» **DESCRIPTION OF THE TASK**: Copy out the material below in full, but not its images.

** Begin **

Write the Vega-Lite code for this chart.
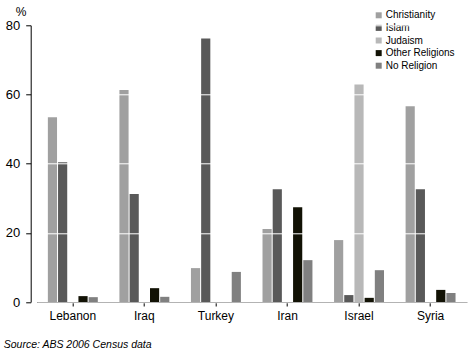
{
  "$schema": "https://vega.github.io/schema/vega-lite/v6.json",
  "autosize": {"type": "none"},
  "padding": {"left": 36.7, "top": 25.3, "right": 5.3, "bottom": 52},
  "width": 430,
  "height": 276.7,
  "background": "white",
  "title": {
    "text": "Source: ABS 2006 Census data",
    "orient": "bottom",
    "anchor": "start",
    "frame": "group",
    "font": "Liberation Sans",
    "fontStyle": "italic",
    "fontWeight": "normal",
    "fontSize": 10.5,
    "color": "#000000",
    "dx": -33,
    "offset": 18
  },
  "data": {
    "values": [
      {"country": "Lebanon", "religion": "Christianity", "pct": 53.4},
      {"country": "Lebanon", "religion": "Islam", "pct": 40.4},
      {"country": "Lebanon", "religion": "Judaism", "pct": 0},
      {"country": "Lebanon", "religion": "Other Religions", "pct": 1.7},
      {"country": "Lebanon", "religion": "No Religion", "pct": 1.4},
      {"country": "Iraq", "religion": "Christianity", "pct": 61.3},
      {"country": "Iraq", "religion": "Islam", "pct": 31.2},
      {"country": "Iraq", "religion": "Judaism", "pct": 0},
      {"country": "Iraq", "religion": "Other Religions", "pct": 4.0},
      {"country": "Iraq", "religion": "No Religion", "pct": 1.5},
      {"country": "Turkey", "religion": "Christianity", "pct": 9.8},
      {"country": "Turkey", "religion": "Islam", "pct": 76.2},
      {"country": "Turkey", "religion": "Judaism", "pct": 0},
      {"country": "Turkey", "religion": "Other Religions", "pct": 0},
      {"country": "Turkey", "religion": "No Religion", "pct": 8.7},
      {"country": "Iran", "religion": "Christianity", "pct": 21.1},
      {"country": "Iran", "religion": "Islam", "pct": 32.6},
      {"country": "Iran", "religion": "Judaism", "pct": 0},
      {"country": "Iran", "religion": "Other Religions", "pct": 27.4},
      {"country": "Iran", "religion": "No Religion", "pct": 12.1},
      {"country": "Israel", "religion": "Christianity", "pct": 17.9},
      {"country": "Israel", "religion": "Islam", "pct": 2.0},
      {"country": "Israel", "religion": "Judaism", "pct": 62.9},
      {"country": "Israel", "religion": "Other Religions", "pct": 1.2},
      {"country": "Israel", "religion": "No Religion", "pct": 9.2},
      {"country": "Syria", "religion": "Christianity", "pct": 56.6},
      {"country": "Syria", "religion": "Islam", "pct": 32.6},
      {"country": "Syria", "religion": "Judaism", "pct": 0},
      {"country": "Syria", "religion": "Other Religions", "pct": 3.5},
      {"country": "Syria", "religion": "No Religion", "pct": 2.6}
    ]
  },
  "mark": {"type": "bar"},
  "encoding": {
    "x": {
      "field": "country",
      "type": "nominal",
      "sort": ["Lebanon", "Iraq", "Turkey", "Iran", "Israel", "Syria"],
      "scale": {"paddingInner": 0.302, "paddingOuter": 0.156},
      "axis": {
        "title": null,
        "labelAngle": 0,
        "labelFont": "Liberation Sans",
        "labelFontSize": 12,
        "labelColor": "#000000",
        "labelPadding": 4.5,
        "tickSize": 4,
        "tickColor": "#000000",
        "domainColor": "#000000",
        "grid": false
      }
    },
    "xOffset": {
      "field": "religion",
      "type": "nominal",
      "sort": ["Christianity", "Islam", "Judaism", "Other Religions", "No Religion"],
      "scale": {"paddingInner": 0.1, "paddingOuter": 0}
    },
    "y": {
      "field": "pct",
      "type": "quantitative",
      "scale": {"domain": [0, 80]},
      "axis": {
        "title": "%",
        "titleAngle": 0,
        "titleFont": "Liberation Sans",
        "titleFontSize": 12,
        "titleFontWeight": "normal",
        "titleColor": "#000000",
        "titleAlign": "center",
        "titleBaseline": "alphabetic",
        "titleX": -10,
        "titleY": -10,
        "values": [0, 20, 40, 60, 80],
        "offset": 6,
        "labelFont": "Liberation Sans",
        "labelFontSize": 13,
        "labelColor": "#000000",
        "labelPadding": 6,
        "tickSize": 5,
        "tickColor": "#000000",
        "domainColor": "#000000",
        "grid": true,
        "gridColor": "#ffffff",
        "gridWidth": 1,
        "gridOpacity": 1,
        "zindex": 1
      }
    },
    "color": {
      "field": "religion",
      "type": "nominal",
      "scale": {
        "domain": ["Christianity", "Islam", "Judaism", "Other Religions", "No Religion"],
        "range": ["#a0a0a0", "#595959", "#b8b8b8", "#121205", "#808080"]
      },
      "legend": {
        "title": null,
        "orient": "none",
        "legendX": 337,
        "legendY": -15,
        "padding": 0,
        "symbolType": "square",
        "symbolSize": 36,
        "symbolStrokeWidth": 0,
        "labelFont": "Liberation Sans",
        "labelFontSize": 10,
        "labelColor": "#000000",
        "labelOffset": 2,
        "rowPadding": 2.6
      }
    }
  },
  "config": {
    "view": {"stroke": null},
    "axis": {"domainWidth": 1, "tickWidth": 1}
  }
}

** End **

» **EXERCISE SOLUTION**:
Write the Vega-Lite code for this chart.
{
  "$schema": "https://vega.github.io/schema/vega-lite/v6.json",
  "autosize": {"type": "none"},
  "padding": {"left": 36.7, "top": 25.3, "right": 5.3, "bottom": 52},
  "width": 430,
  "height": 276.7,
  "background": "white",
  "title": {
    "text": "Source: ABS 2006 Census data",
    "orient": "bottom",
    "anchor": "start",
    "frame": "group",
    "font": "Liberation Sans",
    "fontStyle": "italic",
    "fontWeight": "normal",
    "fontSize": 10.5,
    "color": "#000000",
    "dx": -33,
    "offset": 18
  },
  "data": {
    "values": [
      {"country": "Lebanon", "religion": "Christianity", "pct": 53.4},
      {"country": "Lebanon", "religion": "Islam", "pct": 40.4},
      {"country": "Lebanon", "religion": "Judaism", "pct": 0},
      {"country": "Lebanon", "religion": "Other Religions", "pct": 1.7},
      {"country": "Lebanon", "religion": "No Religion", "pct": 1.4},
      {"country": "Iraq", "religion": "Christianity", "pct": 61.3},
      {"country": "Iraq", "religion": "Islam", "pct": 31.2},
      {"country": "Iraq", "religion": "Judaism", "pct": 0},
      {"country": "Iraq", "religion": "Other Religions", "pct": 4.0},
      {"country": "Iraq", "religion": "No Religion", "pct": 1.5},
      {"country": "Turkey", "religion": "Christianity", "pct": 9.8},
      {"country": "Turkey", "religion": "Islam", "pct": 76.2},
      {"country": "Turkey", "religion": "Judaism", "pct": 0},
      {"country": "Turkey", "religion": "Other Religions", "pct": 0},
      {"country": "Turkey", "religion": "No Religion", "pct": 8.7},
      {"country": "Iran", "religion": "Christianity", "pct": 21.1},
      {"country": "Iran", "religion": "Islam", "pct": 32.6},
      {"country": "Iran", "religion": "Judaism", "pct": 0},
      {"country": "Iran", "religion": "Other Religions", "pct": 27.4},
      {"country": "Iran", "religion": "No Religion", "pct": 12.1},
      {"country": "Israel", "religion": "Christianity", "pct": 17.9},
      {"country": "Israel", "religion": "Islam", "pct": 2.0},
      {"country": "Israel", "religion": "Judaism", "pct": 62.9},
      {"country": "Israel", "religion": "Other Religions", "pct": 1.2},
      {"country": "Israel", "religion": "No Religion", "pct": 9.2},
      {"country": "Syria", "religion": "Christianity", "pct": 56.6},
      {"country": "Syria", "religion": "Islam", "pct": 32.6},
      {"country": "Syria", "religion": "Judaism", "pct": 0},
      {"country": "Syria", "religion": "Other Religions", "pct": 3.5},
      {"country": "Syria", "religion": "No Religion", "pct": 2.6}
    ]
  },
  "mark": {"type": "bar"},
  "encoding": {
    "x": {
      "field": "country",
      "type": "nominal",
      "sort": ["Lebanon", "Iraq", "Turkey", "Iran", "Israel", "Syria"],
      "scale": {"paddingInner": 0.302, "paddingOuter": 0.156},
      "axis": {
        "title": null,
        "labelAngle": 0,
        "labelFont": "Liberation Sans",
        "labelFontSize": 12,
        "labelColor": "#000000",
        "labelPadding": 4.5,
        "tickSize": 4,
        "tickColor": "#000000",
        "domainColor": "#000000",
        "grid": false
      }
    },
    "xOffset": {
      "field": "religion",
      "type": "nominal",
      "sort": ["Christianity", "Islam", "Judaism", "Other Religions", "No Religion"],
      "scale": {"paddingInner": 0.1, "paddingOuter": 0}
    },
    "y": {
      "field": "pct",
      "type": "quantitative",
      "scale": {"domain": [0, 80]},
      "axis": {
        "title": "%",
        "titleAngle": 0,
        "titleFont": "Liberation Sans",
        "titleFontSize": 12,
        "titleFontWeight": "normal",
        "titleColor": "#000000",
        "titleAlign": "center",
        "titleBaseline": "alphabetic",
        "titleX": -10,
        "titleY": -10,
        "values": [0, 20, 40, 60, 80],
        "offset": 6,
        "labelFont": "Liberation Sans",
        "labelFontSize": 13,
        "labelColor": "#000000",
        "labelPadding": 6,
        "tickSize": 5,
        "tickColor": "#000000",
        "domainColor": "#000000",
        "grid": true,
        "gridColor": "#ffffff",
        "gridWidth": 1,
        "gridOpacity": 1,
        "zindex": 1
      }
    },
    "color": {
      "field": "religion",
      "type": "nominal",
      "scale": {
        "domain": ["Christianity", "Islam", "Judaism", "Other Religions", "No Religion"],
        "range": ["#a0a0a0", "#595959", "#b8b8b8", "#121205", "#808080"]
      },
      "legend": {
        "title": null,
        "orient": "none",
        "legendX": 337,
        "legendY": -15,
        "padding": 0,
        "symbolType": "square",
        "symbolSize": 36,
        "symbolStrokeWidth": 0,
        "labelFont": "Liberation Sans",
        "labelFontSize": 10,
        "labelColor": "#000000",
        "labelOffset": 2,
        "rowPadding": 2.6
      }
    }
  },
  "config": {
    "view": {"stroke": null},
    "axis": {"domainWidth": 1, "tickWidth": 1}
  }
}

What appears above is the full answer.